Reputation: 1564
I've many tables joining each other and for a perticular table I've multiple columns on joining condition.
For e.g.
select a.av, b.qc
TableA a INNER JOIN TableB b
ON (a.id = b.id and a.status = '20' and a.flag='false' and a.num in (1,2,4))
how should be the approach.
1. CREATE NONCLUSTERED INDEX N_IX_Test
ON TableA (id,status,flag,num)
INCLUDE(av);
2. CREATE NONCLUSTERED INDEX N_IX_Test1
ON TableB (id)
INCLUDE(qc);
This two approaches I could think off, everytime i see multiple columns for same table on joining condition i make it as composite index and add select list column to include is it fine?
Upvotes: 0
Views: 4518
Reputation: 8716
Different join algorithms need different indexing. Your indexing approaches are only good for nested loops joins, but I guess hash join might be a better option in that case. However, there is a trick which makes an index useful for nested loops as well as for hash join: put the non-join predicates first into the index:
CREATE NONCLUSTERED INDEX N_IX_Test
ON TableA (status,flag,id,num)
INCLUDE(av);
num
is still last because it's not an equality comparison.

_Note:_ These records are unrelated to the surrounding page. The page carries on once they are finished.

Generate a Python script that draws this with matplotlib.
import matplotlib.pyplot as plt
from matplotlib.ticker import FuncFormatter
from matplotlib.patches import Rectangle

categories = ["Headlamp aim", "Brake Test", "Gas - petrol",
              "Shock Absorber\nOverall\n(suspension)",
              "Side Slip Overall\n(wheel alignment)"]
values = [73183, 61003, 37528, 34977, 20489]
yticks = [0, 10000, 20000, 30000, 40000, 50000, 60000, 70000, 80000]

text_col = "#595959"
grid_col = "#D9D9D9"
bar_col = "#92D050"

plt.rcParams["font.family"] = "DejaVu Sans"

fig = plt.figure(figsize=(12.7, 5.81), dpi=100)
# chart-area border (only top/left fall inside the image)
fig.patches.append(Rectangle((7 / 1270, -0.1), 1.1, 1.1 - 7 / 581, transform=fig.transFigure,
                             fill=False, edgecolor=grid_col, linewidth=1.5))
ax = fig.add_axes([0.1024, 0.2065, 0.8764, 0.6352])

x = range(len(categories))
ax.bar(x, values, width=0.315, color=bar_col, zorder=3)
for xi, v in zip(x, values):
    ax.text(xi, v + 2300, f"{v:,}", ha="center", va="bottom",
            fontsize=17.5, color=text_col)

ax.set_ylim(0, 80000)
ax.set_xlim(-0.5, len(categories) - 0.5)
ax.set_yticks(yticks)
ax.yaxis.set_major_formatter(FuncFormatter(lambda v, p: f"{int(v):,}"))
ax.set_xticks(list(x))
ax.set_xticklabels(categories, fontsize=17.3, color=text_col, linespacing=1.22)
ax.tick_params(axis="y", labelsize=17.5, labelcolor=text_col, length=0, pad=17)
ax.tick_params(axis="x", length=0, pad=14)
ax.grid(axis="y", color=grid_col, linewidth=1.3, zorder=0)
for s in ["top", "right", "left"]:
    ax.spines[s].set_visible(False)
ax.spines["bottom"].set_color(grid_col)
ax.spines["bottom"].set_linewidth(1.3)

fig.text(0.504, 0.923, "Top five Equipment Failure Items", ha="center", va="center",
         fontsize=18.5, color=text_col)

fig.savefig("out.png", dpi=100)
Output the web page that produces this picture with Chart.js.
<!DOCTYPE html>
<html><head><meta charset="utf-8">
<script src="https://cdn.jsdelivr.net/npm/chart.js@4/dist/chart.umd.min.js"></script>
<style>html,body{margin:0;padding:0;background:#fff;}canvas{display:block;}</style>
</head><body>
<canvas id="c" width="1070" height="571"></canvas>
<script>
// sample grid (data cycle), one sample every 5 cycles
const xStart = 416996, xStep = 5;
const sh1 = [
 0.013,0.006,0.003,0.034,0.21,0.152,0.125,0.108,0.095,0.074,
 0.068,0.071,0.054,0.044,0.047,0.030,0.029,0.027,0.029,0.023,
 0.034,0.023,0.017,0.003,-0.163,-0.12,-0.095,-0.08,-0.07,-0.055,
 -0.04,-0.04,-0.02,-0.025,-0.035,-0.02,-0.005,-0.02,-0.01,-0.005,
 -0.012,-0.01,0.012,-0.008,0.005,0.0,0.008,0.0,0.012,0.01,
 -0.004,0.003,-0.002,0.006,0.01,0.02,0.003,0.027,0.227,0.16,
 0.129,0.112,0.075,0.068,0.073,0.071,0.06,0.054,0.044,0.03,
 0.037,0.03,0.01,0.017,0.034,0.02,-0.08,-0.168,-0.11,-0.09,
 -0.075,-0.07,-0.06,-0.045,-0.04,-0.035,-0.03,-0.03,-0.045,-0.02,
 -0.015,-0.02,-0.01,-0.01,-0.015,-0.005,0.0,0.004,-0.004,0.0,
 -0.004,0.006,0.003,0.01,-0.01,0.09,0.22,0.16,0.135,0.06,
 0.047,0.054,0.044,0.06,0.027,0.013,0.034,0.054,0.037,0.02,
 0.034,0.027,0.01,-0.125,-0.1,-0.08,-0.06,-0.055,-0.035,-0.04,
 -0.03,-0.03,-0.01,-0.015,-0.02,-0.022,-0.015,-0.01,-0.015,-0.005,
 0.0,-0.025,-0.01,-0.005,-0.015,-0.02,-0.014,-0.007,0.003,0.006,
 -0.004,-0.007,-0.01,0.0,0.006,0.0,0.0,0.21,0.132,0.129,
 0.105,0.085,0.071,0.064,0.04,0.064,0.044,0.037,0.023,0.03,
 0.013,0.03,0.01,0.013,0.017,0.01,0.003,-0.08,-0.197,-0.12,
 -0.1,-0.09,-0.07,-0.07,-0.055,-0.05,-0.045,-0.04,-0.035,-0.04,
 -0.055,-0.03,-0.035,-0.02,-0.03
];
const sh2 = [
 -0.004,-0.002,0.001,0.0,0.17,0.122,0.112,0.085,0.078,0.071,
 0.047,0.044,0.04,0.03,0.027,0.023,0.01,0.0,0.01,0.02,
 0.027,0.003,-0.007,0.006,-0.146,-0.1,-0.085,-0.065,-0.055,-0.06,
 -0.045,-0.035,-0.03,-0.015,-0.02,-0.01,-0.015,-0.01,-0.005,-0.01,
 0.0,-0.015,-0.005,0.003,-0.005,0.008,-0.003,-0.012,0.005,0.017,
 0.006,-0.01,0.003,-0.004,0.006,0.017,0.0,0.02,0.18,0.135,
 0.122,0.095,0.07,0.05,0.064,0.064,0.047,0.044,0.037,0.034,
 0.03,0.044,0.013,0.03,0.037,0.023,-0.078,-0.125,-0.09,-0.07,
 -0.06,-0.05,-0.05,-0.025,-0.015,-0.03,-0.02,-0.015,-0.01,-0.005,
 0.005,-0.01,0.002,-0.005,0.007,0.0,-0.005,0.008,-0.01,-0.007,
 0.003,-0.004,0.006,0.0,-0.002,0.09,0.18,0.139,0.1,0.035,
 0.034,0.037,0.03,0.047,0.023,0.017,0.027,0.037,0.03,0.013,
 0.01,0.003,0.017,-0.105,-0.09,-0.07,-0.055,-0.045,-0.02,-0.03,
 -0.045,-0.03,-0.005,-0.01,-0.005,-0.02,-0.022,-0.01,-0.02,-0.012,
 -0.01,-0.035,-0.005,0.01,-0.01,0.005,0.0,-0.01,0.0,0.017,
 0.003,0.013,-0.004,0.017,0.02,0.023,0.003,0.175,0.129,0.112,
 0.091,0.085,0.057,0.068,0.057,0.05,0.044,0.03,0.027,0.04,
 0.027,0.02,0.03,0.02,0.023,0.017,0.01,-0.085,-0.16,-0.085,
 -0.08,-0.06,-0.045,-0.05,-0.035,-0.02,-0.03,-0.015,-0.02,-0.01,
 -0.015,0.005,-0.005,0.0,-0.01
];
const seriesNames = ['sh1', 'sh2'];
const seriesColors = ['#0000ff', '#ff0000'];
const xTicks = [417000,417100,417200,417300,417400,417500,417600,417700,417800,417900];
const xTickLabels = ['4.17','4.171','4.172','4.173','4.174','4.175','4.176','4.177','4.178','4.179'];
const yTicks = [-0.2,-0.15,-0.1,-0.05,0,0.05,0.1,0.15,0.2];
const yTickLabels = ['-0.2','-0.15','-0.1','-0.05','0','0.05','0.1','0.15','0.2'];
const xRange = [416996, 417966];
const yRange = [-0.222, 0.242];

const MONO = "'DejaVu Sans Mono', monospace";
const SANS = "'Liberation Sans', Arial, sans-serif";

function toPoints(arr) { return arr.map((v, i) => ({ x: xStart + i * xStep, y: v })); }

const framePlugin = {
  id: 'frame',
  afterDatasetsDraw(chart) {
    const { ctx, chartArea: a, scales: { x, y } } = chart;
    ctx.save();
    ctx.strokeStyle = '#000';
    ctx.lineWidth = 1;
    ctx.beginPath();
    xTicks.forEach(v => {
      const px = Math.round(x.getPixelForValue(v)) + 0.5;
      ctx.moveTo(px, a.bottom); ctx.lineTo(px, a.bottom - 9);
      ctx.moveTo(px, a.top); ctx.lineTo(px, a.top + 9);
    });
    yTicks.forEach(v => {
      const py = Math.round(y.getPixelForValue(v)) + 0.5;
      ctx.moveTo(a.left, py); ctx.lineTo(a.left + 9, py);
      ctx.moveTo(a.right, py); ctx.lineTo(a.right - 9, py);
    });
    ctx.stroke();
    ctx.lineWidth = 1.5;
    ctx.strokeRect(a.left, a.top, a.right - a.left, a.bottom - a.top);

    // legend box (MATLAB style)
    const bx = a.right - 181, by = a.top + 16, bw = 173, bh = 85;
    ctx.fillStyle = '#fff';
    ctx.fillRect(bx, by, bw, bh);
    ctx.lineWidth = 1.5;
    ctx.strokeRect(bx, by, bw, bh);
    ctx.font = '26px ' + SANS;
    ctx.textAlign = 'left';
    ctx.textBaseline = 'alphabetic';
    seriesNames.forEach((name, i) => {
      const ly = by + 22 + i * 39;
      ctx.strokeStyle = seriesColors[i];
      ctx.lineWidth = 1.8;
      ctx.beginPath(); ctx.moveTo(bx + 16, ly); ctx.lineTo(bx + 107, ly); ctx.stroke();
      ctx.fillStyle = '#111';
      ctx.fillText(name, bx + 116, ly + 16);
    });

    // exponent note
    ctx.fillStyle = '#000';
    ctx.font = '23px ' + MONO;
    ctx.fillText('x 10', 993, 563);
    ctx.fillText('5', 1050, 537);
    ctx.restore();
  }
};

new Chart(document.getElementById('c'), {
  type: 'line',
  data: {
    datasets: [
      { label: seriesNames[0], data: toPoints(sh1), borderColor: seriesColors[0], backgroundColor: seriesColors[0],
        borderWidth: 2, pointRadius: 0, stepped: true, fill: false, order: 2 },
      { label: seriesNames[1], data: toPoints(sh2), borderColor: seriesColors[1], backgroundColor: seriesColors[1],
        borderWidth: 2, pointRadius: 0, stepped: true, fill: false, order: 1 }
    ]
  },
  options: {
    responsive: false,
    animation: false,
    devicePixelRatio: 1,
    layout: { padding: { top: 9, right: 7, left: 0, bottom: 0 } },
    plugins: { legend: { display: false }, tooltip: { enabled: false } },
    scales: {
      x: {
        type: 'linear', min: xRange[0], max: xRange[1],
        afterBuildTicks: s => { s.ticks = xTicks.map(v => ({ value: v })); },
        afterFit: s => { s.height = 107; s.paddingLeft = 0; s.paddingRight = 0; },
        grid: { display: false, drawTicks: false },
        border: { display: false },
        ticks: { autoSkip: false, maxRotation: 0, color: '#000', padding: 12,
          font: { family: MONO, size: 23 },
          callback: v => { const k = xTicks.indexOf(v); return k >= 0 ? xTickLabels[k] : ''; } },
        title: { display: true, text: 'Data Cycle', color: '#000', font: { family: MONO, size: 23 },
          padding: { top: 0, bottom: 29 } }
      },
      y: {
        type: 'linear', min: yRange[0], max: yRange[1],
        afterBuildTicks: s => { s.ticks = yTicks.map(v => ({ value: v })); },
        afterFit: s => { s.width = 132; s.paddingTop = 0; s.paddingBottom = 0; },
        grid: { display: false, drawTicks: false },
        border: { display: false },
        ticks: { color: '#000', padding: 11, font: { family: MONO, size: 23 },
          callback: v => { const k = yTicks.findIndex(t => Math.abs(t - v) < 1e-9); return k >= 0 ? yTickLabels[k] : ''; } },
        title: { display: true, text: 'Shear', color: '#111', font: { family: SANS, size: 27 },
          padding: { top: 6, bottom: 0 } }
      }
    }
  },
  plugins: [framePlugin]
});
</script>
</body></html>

This is just a wild guess, exact advice is only possible if you provide more info such as the clustered indexes (if any) and also the execution plan.
References:
Upvotes: 0
Reputation: 9134
If id is a unique key in each table, there is no benefit to the join (harmful in fact) from adding more fields to the index.

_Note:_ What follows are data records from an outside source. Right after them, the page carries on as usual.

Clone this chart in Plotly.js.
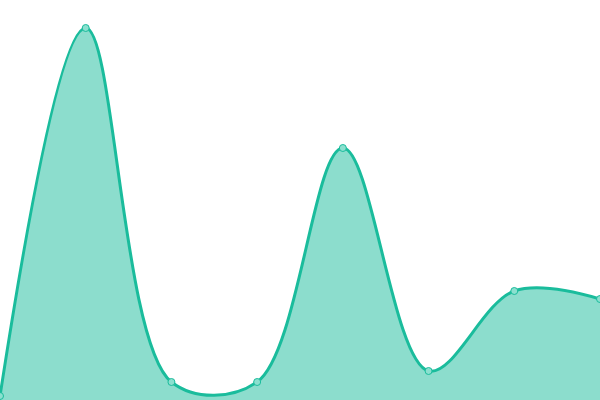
<!DOCTYPE html>
<html>
<head>
<meta charset="utf-8">
<script src="https://cdn.plot.ly/plotly-3.0.1.min.js"></script>
<style>
  html, body { margin: 0; padding: 0; background: #fff; }
  #chart { width: 600px; height: 400px; }
</style>
</head>
<body>
<div id="chart"></div>
<script>
// values, one per point
const categories = [0, 1, 2, 3, 4, 5, 6, 7];
const values = [4, 372, 18, 18, 252, 29, 109, 101];

const trace = {
  x: categories,
  y: values,
  type: 'scatter',
  mode: 'lines+markers',
  fill: 'tozeroy',
  fillcolor: 'rgba(26,188,156,0.5)',
  line: { color: '#1abc9c', width: 3, shape: 'spline', smoothing: 1 },
  marker: { size: 7, color: '#8be0cf', line: { color: '#1abc9c', width: 1 } },
  hoverinfo: 'none'
};

const layout = {
  width: 600, height: 400,
  margin: { l: 0, r: 0, t: 0, b: 0 },
  paper_bgcolor: '#fff', plot_bgcolor: '#fff',
  showlegend: false,
  xaxis: { range: [0, 7], visible: false, fixedrange: true },
  yaxis: { range: [0, 400], visible: false, fixedrange: true }
};

Plotly.newPlot('chart', [trace], layout, { staticPlot: true });
</script>
</body>
</html>
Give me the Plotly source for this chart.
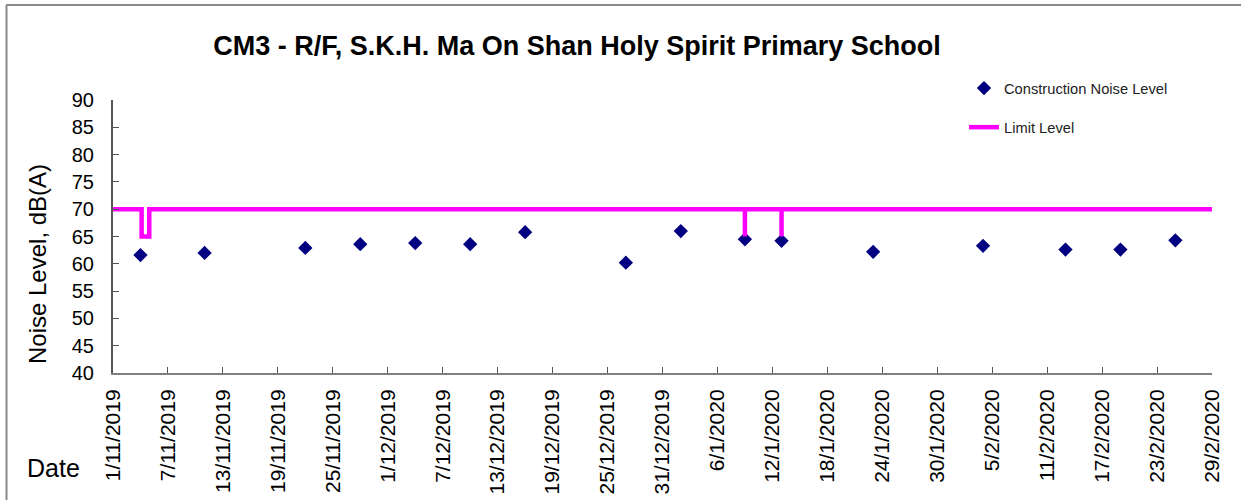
import plotly.graph_objects as go

# Data
noise_dates = ["2019-11-04", "2019-11-11", "2019-11-22", "2019-11-28", "2019-12-04",
               "2019-12-10", "2019-12-16", "2019-12-27", "2020-01-02", "2020-01-09",
               "2020-01-13", "2020-01-23", "2020-02-04", "2020-02-13", "2020-02-19",
               "2020-02-25"]
noise_levels = [61.6, 62.0, 62.9, 63.6, 63.8, 63.6, 65.8, 60.2, 66.0, 64.5,
                64.2, 62.2, 63.3, 62.6, 62.6, 64.3]

limit_dates = ["2019-11-01", "2019-11-04 03:00", "2019-11-04 03:00", "2019-11-04 23:00",
               "2019-11-04 23:00", "2020-01-09", "2020-01-09", "2020-01-09",
               "2020-01-13", "2020-01-13", "2020-01-13", "2020-02-29"]
limit_levels = [70, 70, 65, 65, 70, 70, 65, 70, 70, 65, 70, 70]

title_text = "CM3 - R/F, S.K.H. Ma On Shan Holy Spirit Primary School"
FONT = "Liberation Sans, Arial, sans-serif"

# Plot area in pixels
L, R, T, B = 113, 1212, 100, 373
W, H = 1241, 500


def px_x(p):
    return (p - L) / (R - L)


def px_y(p):
    return (B - p) / (B - T)


fig = go.Figure()
fig.add_trace(go.Scatter(
    x=noise_dates, y=noise_levels, mode="markers", name="Construction Noise Level",
    marker=dict(symbol="diamond", size=11, color="#000080"),
    legendgroup="a",
))
fig.add_trace(go.Scatter(
    x=limit_dates, y=limit_levels, mode="lines", name="Limit Level",
    line=dict(color="#FF00FF", width=4.5),
    legendgroup="b",
))

fig.update_layout(
    width=W, height=H,
    margin=dict(l=L, r=W - R, t=T, b=H - B, autoexpand=False),
    paper_bgcolor="white", plot_bgcolor="white",
    font=dict(family=FONT, color="black"),
    title=dict(text="<b>" + title_text + "</b>", x=px_x(577), xref="paper",
               xanchor="center", y=1 - 46 / H, yanchor="middle",
               font=dict(size=27, family=FONT, color="black")),
    showlegend=True,
    legend=dict(x=px_x(964), y=px_y(72), xanchor="left", yanchor="top",
                font=dict(size=14.7, family=FONT, color="#222"),
                tracegroupgap=17, bgcolor="rgba(0,0,0,0)"),
    xaxis=dict(
        type="date", range=["2019-11-01", "2020-02-29"],
        tick0="2019-11-01", dtick=6 * 86400000, tickformat="%-d/%-m/%Y",
        tickangle=-90, ticks="inside", ticklen=6, tickcolor="#555",
        showline=True, linecolor="#808080", linewidth=2, showgrid=False,
        zeroline=False, ticklabelstandoff=6, automargin=False,
        tickfont=dict(size=21, family=FONT, color="black"),
    ),
    yaxis=dict(
        range=[40, 90], tick0=40, dtick=5, ticks="inside", ticklen=6,
        tickcolor="#555", showline=True, linecolor="#555", linewidth=2,
        showgrid=False, zeroline=False, ticklabelstandoff=13, automargin=False,
        tickfont=dict(size=20, family=FONT, color="black"),
    ),
    annotations=[
        dict(text="Noise Level, dB(A)", x=px_x(37), y=px_y(264), xref="paper",
             yref="paper", textangle=-90, showarrow=False,
             font=dict(size=24, family=FONT, color="black"),
             xanchor="center", yanchor="middle"),
        dict(text="Date", x=px_x(53), y=px_y(468), xref="paper", yref="paper",
             showarrow=False, font=dict(size=25, family=FONT, color="black"),
             xanchor="center", yanchor="middle"),
    ],
    shapes=[
        dict(type="line", xref="paper", yref="paper", x0=px_x(6), x1=px_x(1241),
             y0=px_y(5), y1=px_y(5), line=dict(color="#8a8a8a", width=2)),
        dict(type="line", xref="paper", yref="paper", x0=px_x(6.5), x1=px_x(6.5),
             y0=px_y(5), y1=px_y(500), line=dict(color="#8a8a8a", width=2)),
    ],
)

fig.write_html("out.html", config={"displayModeBar": False},
               post_script="document.body.style.margin='0';document.body.style.overflow='hidden';")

Now if ID is not unique and not well distributed and by the using the extra columns, you are making a covering index then yes, you are making an index that will make for fast selects. However the covering index maintenance itself is an extra load on SQL server. Hard to tell from your example if this is what your are saying.
So if ID unique or at least not many duplicates for a given ID, I would be reluctant to add covering indexes unless a large percentage of your queries can be satisfied by selecting from the covering index.